Exactly retype the lines from the top of the data through the line containing "0.0130, 0.0135, 0.0140];", leaving out every picture.
==================================================
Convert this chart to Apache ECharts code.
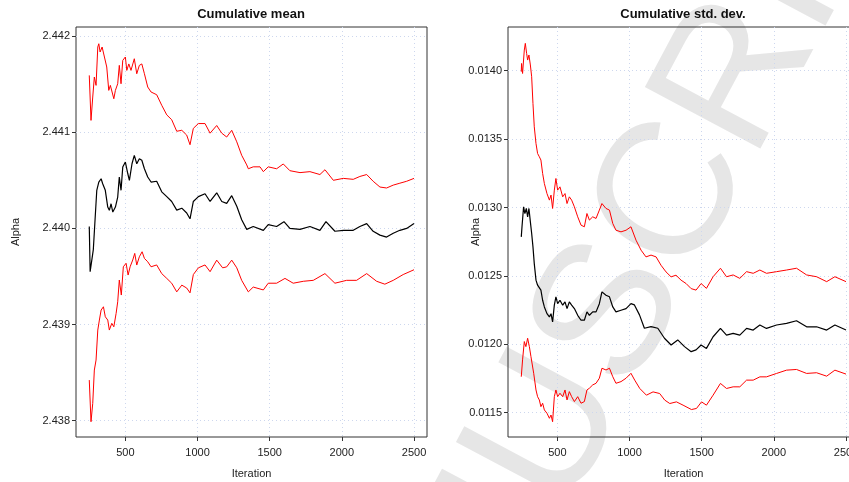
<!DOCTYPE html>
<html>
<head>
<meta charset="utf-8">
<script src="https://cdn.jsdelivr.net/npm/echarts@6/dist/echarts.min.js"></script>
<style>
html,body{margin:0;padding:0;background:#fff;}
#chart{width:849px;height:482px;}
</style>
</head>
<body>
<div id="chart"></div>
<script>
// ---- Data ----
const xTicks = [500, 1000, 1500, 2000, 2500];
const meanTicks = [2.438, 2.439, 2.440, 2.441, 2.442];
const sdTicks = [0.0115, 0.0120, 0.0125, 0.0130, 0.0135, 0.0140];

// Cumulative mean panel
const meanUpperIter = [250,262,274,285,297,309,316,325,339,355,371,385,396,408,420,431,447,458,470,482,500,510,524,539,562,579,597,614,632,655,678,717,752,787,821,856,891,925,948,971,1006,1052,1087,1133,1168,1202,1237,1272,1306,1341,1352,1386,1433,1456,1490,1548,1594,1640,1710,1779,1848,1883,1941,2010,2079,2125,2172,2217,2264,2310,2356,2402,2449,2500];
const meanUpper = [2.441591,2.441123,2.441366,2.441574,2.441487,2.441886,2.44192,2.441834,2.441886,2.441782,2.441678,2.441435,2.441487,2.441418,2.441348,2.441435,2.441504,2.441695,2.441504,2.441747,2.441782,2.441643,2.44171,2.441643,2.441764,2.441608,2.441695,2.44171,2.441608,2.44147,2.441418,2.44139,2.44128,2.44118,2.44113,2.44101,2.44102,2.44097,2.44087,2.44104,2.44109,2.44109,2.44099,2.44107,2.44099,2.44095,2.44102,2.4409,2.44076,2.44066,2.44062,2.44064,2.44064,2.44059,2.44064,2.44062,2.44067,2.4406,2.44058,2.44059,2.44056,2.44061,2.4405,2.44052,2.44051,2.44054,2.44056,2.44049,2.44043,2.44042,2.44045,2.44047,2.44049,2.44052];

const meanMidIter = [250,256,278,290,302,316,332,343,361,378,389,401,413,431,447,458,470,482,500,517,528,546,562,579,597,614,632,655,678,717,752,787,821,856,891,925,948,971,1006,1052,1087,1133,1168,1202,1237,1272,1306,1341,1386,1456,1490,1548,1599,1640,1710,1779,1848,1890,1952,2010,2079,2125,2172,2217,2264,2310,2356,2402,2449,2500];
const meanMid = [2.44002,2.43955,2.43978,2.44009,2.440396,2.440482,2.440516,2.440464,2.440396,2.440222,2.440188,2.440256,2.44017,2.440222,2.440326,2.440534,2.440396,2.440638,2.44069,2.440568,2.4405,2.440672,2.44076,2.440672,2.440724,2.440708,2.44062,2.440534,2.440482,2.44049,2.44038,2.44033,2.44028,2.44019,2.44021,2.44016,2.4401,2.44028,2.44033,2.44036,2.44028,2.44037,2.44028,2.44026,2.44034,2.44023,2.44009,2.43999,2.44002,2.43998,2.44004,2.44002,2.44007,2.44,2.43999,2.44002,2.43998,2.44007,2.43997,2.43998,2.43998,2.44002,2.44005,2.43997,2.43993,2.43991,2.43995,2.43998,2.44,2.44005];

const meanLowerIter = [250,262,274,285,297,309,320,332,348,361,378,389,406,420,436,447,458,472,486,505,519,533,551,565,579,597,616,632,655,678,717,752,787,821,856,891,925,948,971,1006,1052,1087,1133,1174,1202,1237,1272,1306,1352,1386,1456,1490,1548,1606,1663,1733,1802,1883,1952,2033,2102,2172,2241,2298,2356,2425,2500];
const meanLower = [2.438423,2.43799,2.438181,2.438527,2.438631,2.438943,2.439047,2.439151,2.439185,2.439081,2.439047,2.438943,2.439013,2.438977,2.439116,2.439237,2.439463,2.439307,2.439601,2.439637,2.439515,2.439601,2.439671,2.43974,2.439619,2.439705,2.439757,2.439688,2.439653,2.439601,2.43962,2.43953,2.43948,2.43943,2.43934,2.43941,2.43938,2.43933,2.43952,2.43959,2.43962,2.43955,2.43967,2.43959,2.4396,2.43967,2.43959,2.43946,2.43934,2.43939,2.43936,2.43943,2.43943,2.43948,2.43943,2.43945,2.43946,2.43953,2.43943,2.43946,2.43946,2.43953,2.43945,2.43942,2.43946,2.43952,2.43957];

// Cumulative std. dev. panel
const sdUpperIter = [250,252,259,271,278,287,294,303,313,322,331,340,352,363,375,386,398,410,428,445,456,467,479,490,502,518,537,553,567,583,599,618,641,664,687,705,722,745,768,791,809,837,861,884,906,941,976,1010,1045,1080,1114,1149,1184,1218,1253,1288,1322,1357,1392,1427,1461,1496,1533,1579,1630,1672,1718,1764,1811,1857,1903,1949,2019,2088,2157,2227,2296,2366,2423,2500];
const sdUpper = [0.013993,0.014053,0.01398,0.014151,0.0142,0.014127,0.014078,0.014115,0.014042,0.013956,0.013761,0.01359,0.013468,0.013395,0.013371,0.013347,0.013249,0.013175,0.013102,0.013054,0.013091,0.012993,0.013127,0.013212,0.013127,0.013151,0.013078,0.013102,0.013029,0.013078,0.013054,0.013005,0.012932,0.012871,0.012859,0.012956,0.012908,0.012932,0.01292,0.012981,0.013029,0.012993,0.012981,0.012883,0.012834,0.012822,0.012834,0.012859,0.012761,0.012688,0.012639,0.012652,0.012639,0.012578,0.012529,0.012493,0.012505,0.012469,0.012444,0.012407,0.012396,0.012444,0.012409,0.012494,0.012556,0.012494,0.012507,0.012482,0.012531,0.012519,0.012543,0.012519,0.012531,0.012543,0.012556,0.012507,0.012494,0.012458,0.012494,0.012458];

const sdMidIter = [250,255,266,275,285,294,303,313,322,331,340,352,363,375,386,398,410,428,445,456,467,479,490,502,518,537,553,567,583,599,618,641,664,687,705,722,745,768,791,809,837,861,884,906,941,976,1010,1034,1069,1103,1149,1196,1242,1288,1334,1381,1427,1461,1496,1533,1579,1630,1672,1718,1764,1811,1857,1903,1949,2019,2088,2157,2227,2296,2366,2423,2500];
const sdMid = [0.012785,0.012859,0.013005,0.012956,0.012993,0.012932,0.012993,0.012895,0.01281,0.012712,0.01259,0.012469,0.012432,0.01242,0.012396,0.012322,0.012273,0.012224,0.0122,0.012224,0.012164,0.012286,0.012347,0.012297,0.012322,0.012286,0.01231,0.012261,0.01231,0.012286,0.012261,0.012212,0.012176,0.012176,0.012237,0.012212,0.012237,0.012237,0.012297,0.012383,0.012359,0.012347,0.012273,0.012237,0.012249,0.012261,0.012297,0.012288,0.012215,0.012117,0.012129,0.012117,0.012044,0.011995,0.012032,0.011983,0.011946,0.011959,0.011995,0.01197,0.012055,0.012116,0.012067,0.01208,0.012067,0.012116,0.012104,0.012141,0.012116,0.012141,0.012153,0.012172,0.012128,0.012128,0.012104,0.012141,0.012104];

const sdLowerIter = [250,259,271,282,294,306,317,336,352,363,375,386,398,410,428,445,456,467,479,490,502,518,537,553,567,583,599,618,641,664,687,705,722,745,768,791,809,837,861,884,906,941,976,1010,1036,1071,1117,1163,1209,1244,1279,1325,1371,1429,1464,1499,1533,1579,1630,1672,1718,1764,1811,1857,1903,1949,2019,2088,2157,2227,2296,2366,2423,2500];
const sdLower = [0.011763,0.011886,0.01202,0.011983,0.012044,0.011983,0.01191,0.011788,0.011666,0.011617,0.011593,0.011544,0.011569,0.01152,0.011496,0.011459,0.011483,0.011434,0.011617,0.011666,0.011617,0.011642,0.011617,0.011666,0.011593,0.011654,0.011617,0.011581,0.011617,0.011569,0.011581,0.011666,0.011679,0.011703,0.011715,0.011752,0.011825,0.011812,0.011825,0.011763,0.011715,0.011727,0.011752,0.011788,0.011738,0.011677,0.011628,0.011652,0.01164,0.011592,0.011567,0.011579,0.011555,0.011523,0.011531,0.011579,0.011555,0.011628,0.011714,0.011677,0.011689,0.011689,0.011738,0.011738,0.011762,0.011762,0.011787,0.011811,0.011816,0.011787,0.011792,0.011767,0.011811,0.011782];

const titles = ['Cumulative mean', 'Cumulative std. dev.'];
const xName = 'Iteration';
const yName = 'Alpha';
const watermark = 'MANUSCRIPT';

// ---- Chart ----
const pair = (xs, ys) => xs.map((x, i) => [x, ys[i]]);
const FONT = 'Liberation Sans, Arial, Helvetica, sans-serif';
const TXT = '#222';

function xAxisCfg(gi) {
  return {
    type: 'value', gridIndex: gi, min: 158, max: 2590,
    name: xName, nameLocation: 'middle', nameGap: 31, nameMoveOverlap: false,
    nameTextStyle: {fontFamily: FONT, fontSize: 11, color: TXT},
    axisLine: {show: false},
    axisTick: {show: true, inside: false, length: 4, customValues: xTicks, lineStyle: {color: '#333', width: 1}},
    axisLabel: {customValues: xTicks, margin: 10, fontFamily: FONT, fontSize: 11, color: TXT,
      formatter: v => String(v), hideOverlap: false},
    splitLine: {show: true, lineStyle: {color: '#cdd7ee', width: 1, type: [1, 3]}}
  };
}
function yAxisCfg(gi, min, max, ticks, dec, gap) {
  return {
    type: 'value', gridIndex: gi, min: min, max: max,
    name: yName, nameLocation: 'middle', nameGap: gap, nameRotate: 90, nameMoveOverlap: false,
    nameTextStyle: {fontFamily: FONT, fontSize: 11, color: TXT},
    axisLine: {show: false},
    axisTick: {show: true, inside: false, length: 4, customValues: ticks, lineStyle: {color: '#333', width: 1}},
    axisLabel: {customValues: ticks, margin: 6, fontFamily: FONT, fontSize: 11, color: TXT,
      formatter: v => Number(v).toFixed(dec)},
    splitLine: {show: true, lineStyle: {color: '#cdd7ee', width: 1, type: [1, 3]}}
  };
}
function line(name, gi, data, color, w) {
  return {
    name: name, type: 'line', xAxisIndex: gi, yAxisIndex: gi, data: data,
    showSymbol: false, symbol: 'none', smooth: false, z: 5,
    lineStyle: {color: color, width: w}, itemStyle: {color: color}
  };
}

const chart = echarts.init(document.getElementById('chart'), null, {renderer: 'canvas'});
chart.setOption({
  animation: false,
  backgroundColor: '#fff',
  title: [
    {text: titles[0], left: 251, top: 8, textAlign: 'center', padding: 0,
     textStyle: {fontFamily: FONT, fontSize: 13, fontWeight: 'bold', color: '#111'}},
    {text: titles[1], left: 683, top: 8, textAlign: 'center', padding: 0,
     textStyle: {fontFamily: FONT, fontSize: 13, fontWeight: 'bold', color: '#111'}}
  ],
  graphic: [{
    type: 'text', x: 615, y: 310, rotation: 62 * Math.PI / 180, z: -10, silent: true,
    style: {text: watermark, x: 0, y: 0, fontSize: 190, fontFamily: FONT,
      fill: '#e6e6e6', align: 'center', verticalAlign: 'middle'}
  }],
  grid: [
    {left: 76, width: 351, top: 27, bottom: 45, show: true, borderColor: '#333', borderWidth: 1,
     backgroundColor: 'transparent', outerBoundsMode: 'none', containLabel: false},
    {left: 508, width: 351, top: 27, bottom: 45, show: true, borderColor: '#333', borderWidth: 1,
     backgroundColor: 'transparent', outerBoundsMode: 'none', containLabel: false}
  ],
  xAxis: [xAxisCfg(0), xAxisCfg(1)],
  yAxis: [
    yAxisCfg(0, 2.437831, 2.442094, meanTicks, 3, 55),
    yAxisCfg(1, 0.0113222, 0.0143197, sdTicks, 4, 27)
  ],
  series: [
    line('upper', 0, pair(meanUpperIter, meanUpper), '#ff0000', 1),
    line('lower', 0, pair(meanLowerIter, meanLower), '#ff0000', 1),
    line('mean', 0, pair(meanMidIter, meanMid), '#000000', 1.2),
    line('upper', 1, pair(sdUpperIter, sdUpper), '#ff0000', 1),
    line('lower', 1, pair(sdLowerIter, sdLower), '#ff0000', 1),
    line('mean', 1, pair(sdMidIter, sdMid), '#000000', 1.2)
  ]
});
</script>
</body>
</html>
==================================================
**COMPLETED EXERCISE**
Convert this chart to Apache ECharts code.
<!DOCTYPE html>
<html>
<head>
<meta charset="utf-8">
<script src="https://cdn.jsdelivr.net/npm/echarts@6/dist/echarts.min.js"></script>
<style>
html,body{margin:0;padding:0;background:#fff;}
#chart{width:849px;height:482px;}
</style>
</head>
<body>
<div id="chart"></div>
<script>
// ---- Data ----
const xTicks = [500, 1000, 1500, 2000, 2500];
const meanTicks = [2.438, 2.439, 2.440, 2.441, 2.442];
const sdTicks = [0.0115, 0.0120, 0.0125, 0.0130, 0.0135, 0.0140];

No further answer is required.